> _WORK REQUIRED_
Review the lines that follow and copy each one that contains the word "this".
+++
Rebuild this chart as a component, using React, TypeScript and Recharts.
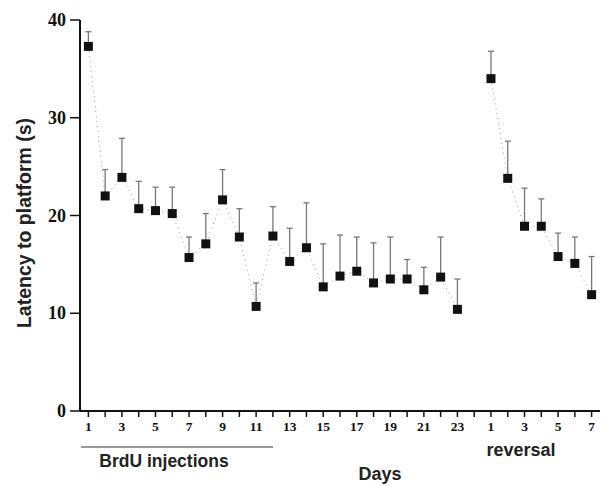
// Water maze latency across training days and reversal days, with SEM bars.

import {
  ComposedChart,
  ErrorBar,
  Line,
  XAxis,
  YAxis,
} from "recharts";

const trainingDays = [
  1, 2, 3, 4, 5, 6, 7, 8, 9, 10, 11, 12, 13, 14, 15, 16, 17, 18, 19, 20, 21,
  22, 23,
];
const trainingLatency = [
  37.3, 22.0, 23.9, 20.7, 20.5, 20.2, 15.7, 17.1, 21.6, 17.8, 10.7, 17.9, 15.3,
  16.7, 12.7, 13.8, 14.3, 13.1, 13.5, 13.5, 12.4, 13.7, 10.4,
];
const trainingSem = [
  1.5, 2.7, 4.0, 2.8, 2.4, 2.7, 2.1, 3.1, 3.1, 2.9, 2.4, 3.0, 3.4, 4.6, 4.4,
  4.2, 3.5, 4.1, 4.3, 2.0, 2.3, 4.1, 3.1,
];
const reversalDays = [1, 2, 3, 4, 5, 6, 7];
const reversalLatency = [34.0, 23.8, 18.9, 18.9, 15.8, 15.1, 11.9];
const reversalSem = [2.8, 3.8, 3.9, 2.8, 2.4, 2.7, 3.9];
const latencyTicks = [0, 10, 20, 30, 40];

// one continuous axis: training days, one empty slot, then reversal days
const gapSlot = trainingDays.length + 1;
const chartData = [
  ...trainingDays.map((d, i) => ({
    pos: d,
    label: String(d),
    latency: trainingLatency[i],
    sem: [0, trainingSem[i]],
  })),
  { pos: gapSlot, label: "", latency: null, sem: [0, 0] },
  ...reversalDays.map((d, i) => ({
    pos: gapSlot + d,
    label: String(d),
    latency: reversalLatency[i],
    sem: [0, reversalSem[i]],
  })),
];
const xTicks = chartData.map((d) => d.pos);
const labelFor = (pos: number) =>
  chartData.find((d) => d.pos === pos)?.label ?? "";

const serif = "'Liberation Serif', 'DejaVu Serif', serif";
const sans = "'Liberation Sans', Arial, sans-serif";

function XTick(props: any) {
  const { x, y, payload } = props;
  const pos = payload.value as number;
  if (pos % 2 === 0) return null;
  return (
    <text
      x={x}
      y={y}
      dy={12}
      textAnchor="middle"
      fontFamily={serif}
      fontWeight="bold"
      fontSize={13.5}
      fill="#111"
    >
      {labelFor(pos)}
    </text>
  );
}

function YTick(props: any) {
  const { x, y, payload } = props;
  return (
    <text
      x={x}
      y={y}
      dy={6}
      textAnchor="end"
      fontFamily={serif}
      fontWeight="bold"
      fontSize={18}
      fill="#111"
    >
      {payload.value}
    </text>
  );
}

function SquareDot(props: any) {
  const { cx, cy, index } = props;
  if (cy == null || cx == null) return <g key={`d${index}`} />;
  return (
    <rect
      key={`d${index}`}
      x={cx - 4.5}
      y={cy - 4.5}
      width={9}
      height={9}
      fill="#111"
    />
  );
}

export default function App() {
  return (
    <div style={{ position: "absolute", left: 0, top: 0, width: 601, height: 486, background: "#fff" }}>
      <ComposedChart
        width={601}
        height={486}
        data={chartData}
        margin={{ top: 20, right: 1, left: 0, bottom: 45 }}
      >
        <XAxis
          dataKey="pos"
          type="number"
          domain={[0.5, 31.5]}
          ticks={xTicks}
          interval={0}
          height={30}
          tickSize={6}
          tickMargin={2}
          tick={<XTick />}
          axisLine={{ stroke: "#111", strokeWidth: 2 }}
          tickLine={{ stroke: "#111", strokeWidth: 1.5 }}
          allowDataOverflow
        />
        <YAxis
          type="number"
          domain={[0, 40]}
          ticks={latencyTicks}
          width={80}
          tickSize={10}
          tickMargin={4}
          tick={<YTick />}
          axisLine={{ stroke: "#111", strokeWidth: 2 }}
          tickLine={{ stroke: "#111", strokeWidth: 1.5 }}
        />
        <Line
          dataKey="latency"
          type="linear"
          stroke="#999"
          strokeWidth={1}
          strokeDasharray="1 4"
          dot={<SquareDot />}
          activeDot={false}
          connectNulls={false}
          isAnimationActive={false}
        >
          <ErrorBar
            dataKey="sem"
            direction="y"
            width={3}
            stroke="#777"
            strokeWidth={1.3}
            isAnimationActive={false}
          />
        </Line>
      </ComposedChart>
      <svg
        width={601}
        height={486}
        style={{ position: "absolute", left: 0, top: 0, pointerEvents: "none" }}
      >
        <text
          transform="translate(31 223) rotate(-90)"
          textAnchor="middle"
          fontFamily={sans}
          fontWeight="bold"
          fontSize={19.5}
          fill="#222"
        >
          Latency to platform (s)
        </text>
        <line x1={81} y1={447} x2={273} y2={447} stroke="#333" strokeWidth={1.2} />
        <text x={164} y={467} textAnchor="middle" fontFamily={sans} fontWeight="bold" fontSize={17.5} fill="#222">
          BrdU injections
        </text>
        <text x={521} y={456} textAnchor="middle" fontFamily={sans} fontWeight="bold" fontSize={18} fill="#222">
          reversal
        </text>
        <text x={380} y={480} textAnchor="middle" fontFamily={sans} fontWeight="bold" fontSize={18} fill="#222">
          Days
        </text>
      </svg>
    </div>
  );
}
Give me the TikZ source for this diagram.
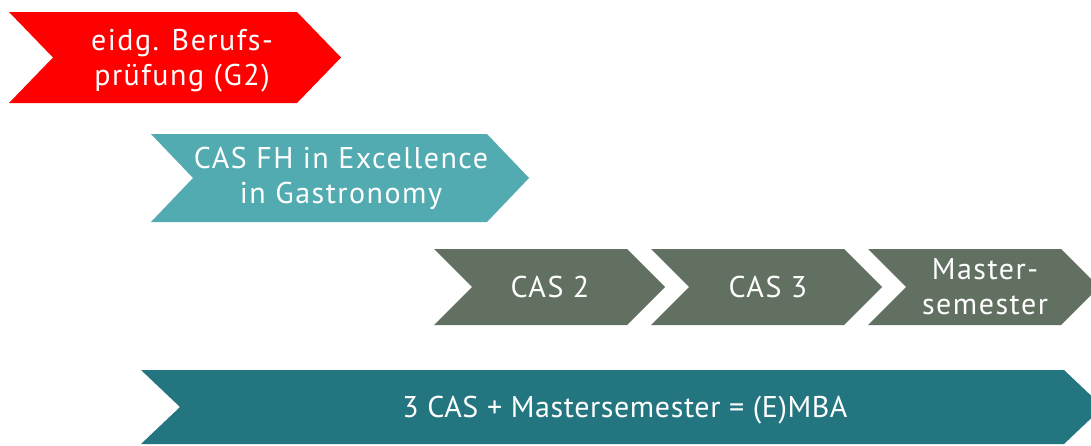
+++
> _WRITTEN SOLUTION_
Rebuild this chart as a component, using React, TypeScript and Recharts.
Give me the TikZ source for this diagram.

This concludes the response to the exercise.